Утром 18-го ко мне приехала жена, и я с ней уехал в Сысертский завод, получив поручение раздать деньги семьям служивших в команде[113]
.Вернулся я в Екатеринбург 21 июля; все вещи царские из дома уже были увезены, и караул был снят.
24 июля я уехал из Екатеринбурга.
В Перми комиссар Голощекин назначил меня в охрану приспособлений для взрыва Камского моста в случае появления белогвардейцев. Подорвать мост, согласно полученному приказанию, я не успел, да и не хотел, решив добровольно сдаться. Приказание о взрыве моста пришло мне тогда, когда уже сибирские войска стали обстреливать мост, и я пошел и сдался добровольно.
Вопросом о том, кто распоряжался судьбой царской семьи и имел ли на то право, я не интересовался, а исполнял лишь приказаниях тех, кому служил.
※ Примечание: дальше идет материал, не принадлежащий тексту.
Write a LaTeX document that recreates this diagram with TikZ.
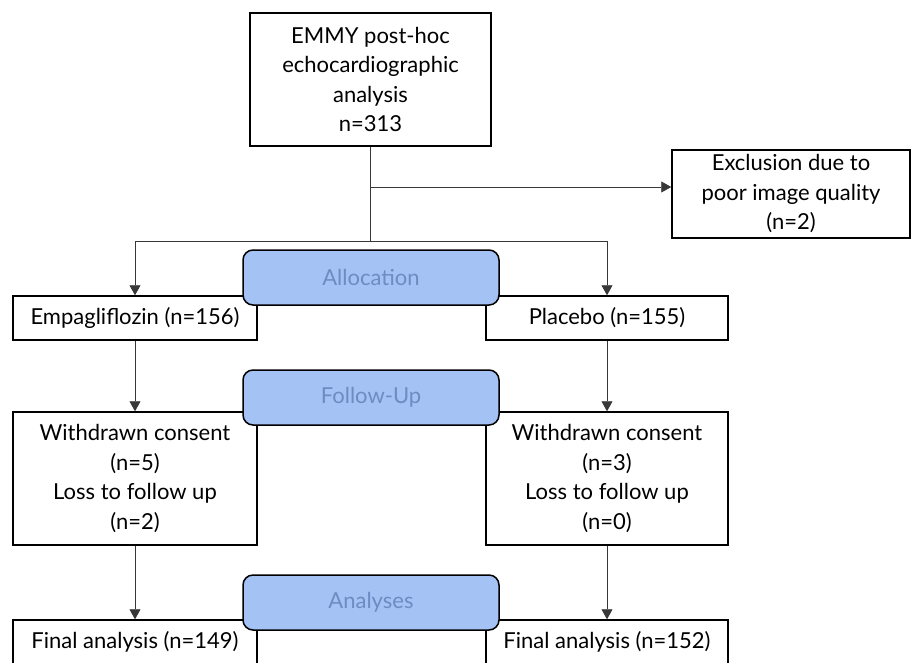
\documentclass[tikz,border=0pt]{standalone}
\usepackage{fontspec}
\setmainfont{Lato}
\usetikzlibrary{arrows.meta,positioning}
\definecolor{phase}{HTML}{A4C2F4}
\definecolor{phasetext}{HTML}{6F8CC2}
\definecolor{wire}{HTML}{383838}
\begin{document}
\begin{tikzpicture}[x=1pt,y=-1pt,
  box/.style={draw,line width=1.5pt,fill=white,align=center,inner sep=0pt,font=\fontsize{22}{29.5}\selectfont},
  phasebox/.style={draw,line width=1.5pt,fill=phase,rounded corners=10pt,minimum width=256pt,minimum height=55pt,text=phasetext,font=\fontsize{22}{26}\selectfont},
  arr/.style={wire,line width=0.8pt,-{Triangle[length=10pt,width=11pt]}}]
\useasboundingbox (0,0) rectangle (912,662);
% boxes
\node[box,minimum width=241pt,minimum height=133pt] (screen) at (370.5,79.5) {EMMY post-hoc\\echocardiographic\\analysis\\n=313};
\node[box,minimum width=238pt,minimum height=88pt] (excl) at (791,194) {Exclusion due to\\poor image quality\\(n=2)};
\node[box,minimum width=244pt,minimum height=44pt] (empa) at (135,318) {Empagliflozin (n=156)};
\node[box,minimum width=242pt,minimum height=44pt] (plac) at (607,318) {Placebo (n=155)};
\node[box,minimum width=244pt,minimum height=133pt] (empalost) at (135,478.5) {Withdrawn consent\\(n=5)\\Loss to follow up\\(n=2)};
\node[box,minimum width=242pt,minimum height=133pt] (placlost) at (607,478.5) {Withdrawn consent\\(n=3)\\Loss to follow up\\(n=0)};
\node[box,minimum width=244pt,minimum height=44pt] (empafin) at (135,642) {Final analysis (n=149)};
\node[box,minimum width=242pt,minimum height=44pt] (placfin) at (607,642) {Final analysis (n=152)};
% connectors
\coordinate (excljoin) at (370,187);
\coordinate (split) at (370,241);
\draw[wire,line width=0.8pt] (screen.south -| split) -- (split);
\draw[arr] (excljoin) -- (excljoin -| excl.west);
\draw[arr] (split) -| (empa.north);
\draw[arr] (split) -| (plac.north);
\draw[arr] (empa) -- (empalost);
\draw[arr] (plac) -- (placlost);
\draw[arr] (empalost) -- (empafin);
\draw[arr] (placlost) -- (placfin);
% phase labels
\node[phasebox] (alloc) at (371,277.5) {Allocation};
\node[phasebox] (follow) at (371,397.5) {Follow-Up};
\node[phasebox] (analyses) at (371,602.5) {Analyses};
\end{tikzpicture}
\end{document}
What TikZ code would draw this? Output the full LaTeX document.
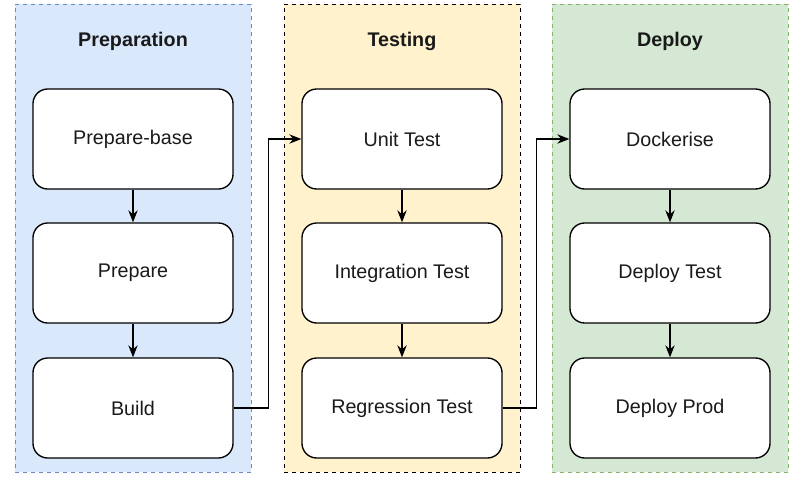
\documentclass[tikz,border=0pt]{standalone}
\usepackage{fontspec}
\setmainfont{Liberation Sans}
\usetikzlibrary{positioning, calc, arrows.meta}

\definecolor{prepfill}{HTML}{DAE8FC}
\definecolor{prepline}{HTML}{6C8EBF}
\definecolor{testfill}{HTML}{FFF2CC}
\definecolor{depfill}{HTML}{D5E8D4}
\definecolor{depline}{HTML}{82B366}
\definecolor{txt}{HTML}{1A1A1A}

\begin{document}
\begin{tikzpicture}[x=0.75pt, y=-0.75pt,
	font=\fontsize{14.8}{17}\selectfont, text=txt,
	lane/.style={draw, dashed, line width=0.7pt, minimum width=177pt, minimum height=351pt, inner sep=0pt},
	stage/.style={draw, fill=white, rounded corners=11pt, line width=1pt, minimum width=150pt, minimum height=75pt, inner sep=0pt},
	title/.style={font=\fontsize{14.8}{17}\selectfont\bfseries},
	flow/.style={-{Stealth[length=9pt, width=7pt]}, line width=1pt}]
			\useasboundingbox (0,0) rectangle (790,476);
			% lanes
			\node (prep) [lane, draw=prepline, fill=prepfill] at (133,238) {};
			\node (test) [lane, draw=black, fill=testfill] at (402,238) {};
			\node (dep) [lane, draw=depline, fill=depfill] at (670,238) {};
			\node (t1) [title] at (133,41) {Preparation};
			\node (t2) [title] at (402,41) {Testing};
			\node (t3) [title] at (670,41) {Deploy};
			
			% stages
			\node (pbase) [stage] at (133,139) {Prepare-base};
			\node (prepare) [stage] at (133,273) {Prepare};
			\node (build) [stage] at (133,408) {Build};
			\node (unit) [stage] at (402,139) {Unit Test};
			\node (integ) [stage] at (402,273) {Integration Test};
			\node (regr) [stage] at (402,408) {Regression Test};
			\node (docker) [stage] at (670,139) {Dockerise};
			\node (dtest) [stage] at (670,273) {Deploy Test};
			\node (dprod) [stage] at (670,408) {Deploy Prod};
			
			\draw [flow] (pbase) -- (prepare);
			\draw [flow] (prepare) -- (build);
			\draw [flow] (unit) -- (integ);
			\draw [flow] (integ) -- (regr);
			\draw [flow] (docker) -- (dtest);
			\draw [flow] (dtest) -- (dprod);
			
			\draw [flow] (build.east) -- ++(35,0) |- (unit.west);
			\draw [flow] (regr.east) -- ++(34,0) |- (docker.west);
		\end{tikzpicture}
\end{document}
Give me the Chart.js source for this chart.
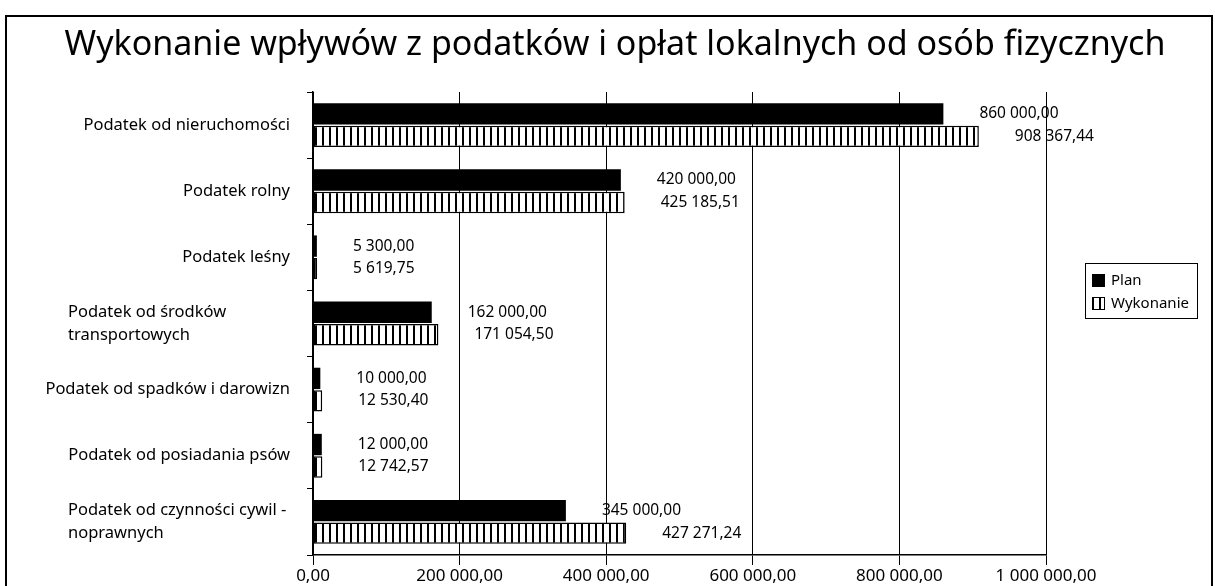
<!DOCTYPE html>
<html>
<head>
  <meta charset="UTF-8">
  <title>Wykonanie wpływów z podatków i opłat lokalnych</title>
  <script src="https://cdn.jsdelivr.net/npm/chart.js"></script>
  <style>
    html, body { margin: 0; padding: 0; background: #fff; }
    #wrap { width: 1215px; height: 586px; position: relative; }
  </style>
</head>
<body>
  <div id="wrap">
    <canvas id="myChart" width="1215" height="586"></canvas>
  </div>
  <script>
    // kategorie (oś Y)
    const categories = [
      ["Podatek od nieruchomości"],
      ["Podatek rolny"],
      ["Podatek leśny"],
      ["Podatek od środków", "transportowych"],
      ["Podatek od spadków i darowizn"],
      ["Podatek od posiadania psów"],
      ["Podatek od czynności cywil -", "noprawnych"]
    ];
    const planValues = [860000, 420000, 5300, 162000, 10000, 12000, 345000];
    const wykonanieValues = [908367.44, 425185.51, 5619.75, 171054.50, 12530.40, 12742.57, 427271.24];
    const seriesNames = ["Plan", "Wykonanie"];
    const xTicks = [0, 200000, 400000, 600000, 800000, 1000000];
    const titleText = 'Wykonanie wpływów z podatków i opłat lokalnych od osób fizycznych';

    const FONT = "'Noto Sans', 'Open Sans', sans-serif";

    // format: 1 000 000,00
    function fmt(v) {
      const parts = v.toFixed(2).split('.');
      return parts[0].replace(/\B(?=(\d{3})+(?!\d))/g, ' ') + ',' + parts[1];
    }

    // wzór w pionowe paski dla "Wykonanie"
    function stripePattern() {
      const c = document.createElement('canvas');
      c.width = 7; c.height = 8;
      const g = c.getContext('2d');
      g.fillStyle = '#fff';
      g.fillRect(0, 0, 7, 8);
      g.fillStyle = '#000';
      g.fillRect(0, 0, 2, 8);
      return g.createPattern(c, 'repeat');
    }
    const stripes = stripePattern();

    // ramka i tytuł
    const framePlugin = {
      id: 'frame',
      beforeDraw(chart) {
        const ctx = chart.ctx;
        ctx.save();
        ctx.fillStyle = '#fff';
        ctx.fillRect(0, 0, chart.width, chart.height);
        ctx.strokeStyle = '#000';
        ctx.lineWidth = 2;
        ctx.strokeRect(6, 16, 1206, 600);
        ctx.fillStyle = '#000';
        ctx.font = '34px ' + FONT;
        ctx.textAlign = 'center';
        ctx.textBaseline = 'middle';
        ctx.fillText(titleText, 615, 45);
        ctx.restore();
      }
    };

    // etykiety kategorii, wartości i legenda
    const labelsPlugin = {
      id: 'labels',
      afterDatasetsDraw(chart) {
        const ctx = chart.ctx;
        ctx.save();
        ctx.fillStyle = '#000';
        ctx.textBaseline = 'middle';

        // wartości przy słupkach
        ctx.font = '15.5px ' + FONT;
        ctx.textAlign = 'left';
        chart.data.datasets.forEach((ds, di) => {
          chart.getDatasetMeta(di).data.forEach((bar, i) => {
            ctx.fillText(fmt(ds.data[i]), bar.x + 36, bar.y);
          });
        });

        // kategorie
        const y = chart.scales.y;
        const right = 290;
        ctx.font = '16.5px ' + FONT;
        categories.forEach((lines, i) => {
          const cy = y.getPixelForValue(i);
          if (lines.length === 1) {
            ctx.textAlign = 'right';
            ctx.fillText(lines[0], right, cy);
          } else {
            const w = Math.max(222, ...lines.map(l => ctx.measureText(l).width));
            ctx.textAlign = 'left';
            const lh = 23;
            lines.forEach((l, k) => {
              ctx.fillText(l, right - w, cy + (k - (lines.length - 1) / 2) * lh);
            });
          }
        });

        // legenda
        const lx = 1085, ly = 263;
        ctx.lineWidth = 1;
        ctx.strokeStyle = '#000';
        ctx.strokeRect(lx + 0.5, ly + 0.5, 112, 55);
        ctx.font = '15px ' + FONT;
        ctx.textAlign = 'left';
        seriesNames.forEach((name, i) => {
          const sy = ly + 11 + i * 23;
          ctx.fillStyle = i === 0 ? '#000' : stripes;
          ctx.fillRect(lx + 7, sy, 13, 13);
          ctx.strokeRect(lx + 7.5, sy + 0.5, 12, 12);
          ctx.fillStyle = '#000';
          ctx.fillText(name, lx + 26, sy + 7);
        });
        ctx.restore();
      }
    };

    const config = {
      type: 'bar',
      data: {
        labels: categories.map(c => c.join(' ')),
        datasets: [
          {
            label: seriesNames[0],
            data: planValues,
            backgroundColor: '#000',
            borderColor: '#000',
            borderWidth: 0,
            categoryPercentage: 0.68,
            barPercentage: 0.95
          },
          {
            label: seriesNames[1],
            data: wykonanieValues,
            backgroundColor: stripes,
            borderColor: '#000',
            borderWidth: 1.5,
            borderSkipped: false,
            categoryPercentage: 0.68,
            barPercentage: 0.95
          }
        ]
      },
      options: {
        indexAxis: 'y',
        responsive: false,
        animation: false,
        layout: { padding: { left: 0, right: 169, top: 92, bottom: 0 } },
        scales: {
          x: {
            min: 0,
            max: 1000000,
            afterBuildTicks(scale) {
              scale.ticks = xTicks.map(v => ({ value: v }));
            },
            afterFit(scale) { scale.height = 31; },
            grid: { color: '#000', lineWidth: 1, tickLength: 10 },
            border: { color: '#000', width: 1.5 },
            ticks: {
              color: '#000',
              padding: 1,
              maxRotation: 0,
              font: { family: FONT, size: 17 },
              callback: v => fmt(v)
            }
          },
          y: {
            afterFit(scale) { scale.width = 313; },
            grid: { drawOnChartArea: false, color: '#000', tickLength: 6, offset: true },
            border: { color: '#000', width: 1.5 },
            ticks: { display: false }
          }
        },
        plugins: {
          legend: { display: false },
          tooltip: { enabled: false },
          title: { display: false }
        }
      },
      plugins: [framePlugin, labelsPlugin]
    };

    new Chart(document.getElementById('myChart'), config);
  </script>
</body>
</html>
Убивал ли сам Медведев, или он был только очевидцем убийства?
Жена его Мария показала:
«В последний раз я приехала к мужу в город в первых числах июля с.г. (считая по старому стилю)…
Оставшись наедине со мной, муж объяснил мне, что несколько дней тому назад Царь, Царица, Наследник, все Княжны и все слуги царской семьи убиты. Подробности убийства в этот раз муж мне не передавал. Вечером муж отправил команду на вокзал, а на другой день мы с ним уехали домой, так как начальство уволило в отпуск на два дня для раздачи денег семьям красноармейцев.
Уже дома Павел Медведев рассказал мне несколько подробнее о том, как было совершено убийство Царя и его семьи.
По словам Павла, ночью, часа в 2, ему велено было разбудить Государя, Государыню, всех царских детей, приближенных и слуг; Павел послал для этого Константина Степановича Добрынина.
Все разбуженные встали, умылись, оделись и были сведены в нижний этаж, где их поместили в одну комнату; здесь вычитали им бумагу, в которой было сказано: «Революция погибает, должны погибнуть и Вы».
После этого в них начали стрелять и всех до одного убили; стрелял и мой муж: он говорил, что из сысертских принимал участие в расстреле только один он, остальные же были «не наши», т. е. не нашего завода, а русские или не русские – этого мне объяснено не было.
Стрелявших было 12 человек; стреляли не из ружей, а из револьверов; так, по крайней мере, объяснил мне муж.
Убитых увезли далеко в лес и бросили в ямы какие-то, но в какой местности, ничего этого муж мне не объяснил, а я не спросила.
Рассказал мне муж все это совершенно спокойно: за последнее время он стал непослушный, никого не признавал и как будто даже свою семью перестал жалеть».
Видел ли Якимов своими глазами картину убийства, или он знал о ней с чужих слов?
Утром после убийства он пошел к своей сестре Капитолине Агафоновой «поделиться с ней мыслями».
Агафонова показала у меня на допросе[114]
:«Я была в кухне, когда пришел брат. Он поздоровался со мной и молча прошел в нашу комнату Вид у него был страшно взволнованный. Я сразу же это заметила и пошла следом за ним.
Я спросила брата: «Что с тобой?»
Он попросил меня закрыть дверь в кухню, сел и молчал. Лицо его выражало сильнейшую подавленность, испуг. Весь он дрожал.
Я опять спросила брата: «Да что с тобой?»
Я думала, что с ним с самим произошло какое-то несчастье. Он опять молчал и ничего не говорил. Видно было, что он страдал.
Мне первой мелькнула мысль: уж не убили ли они Николая?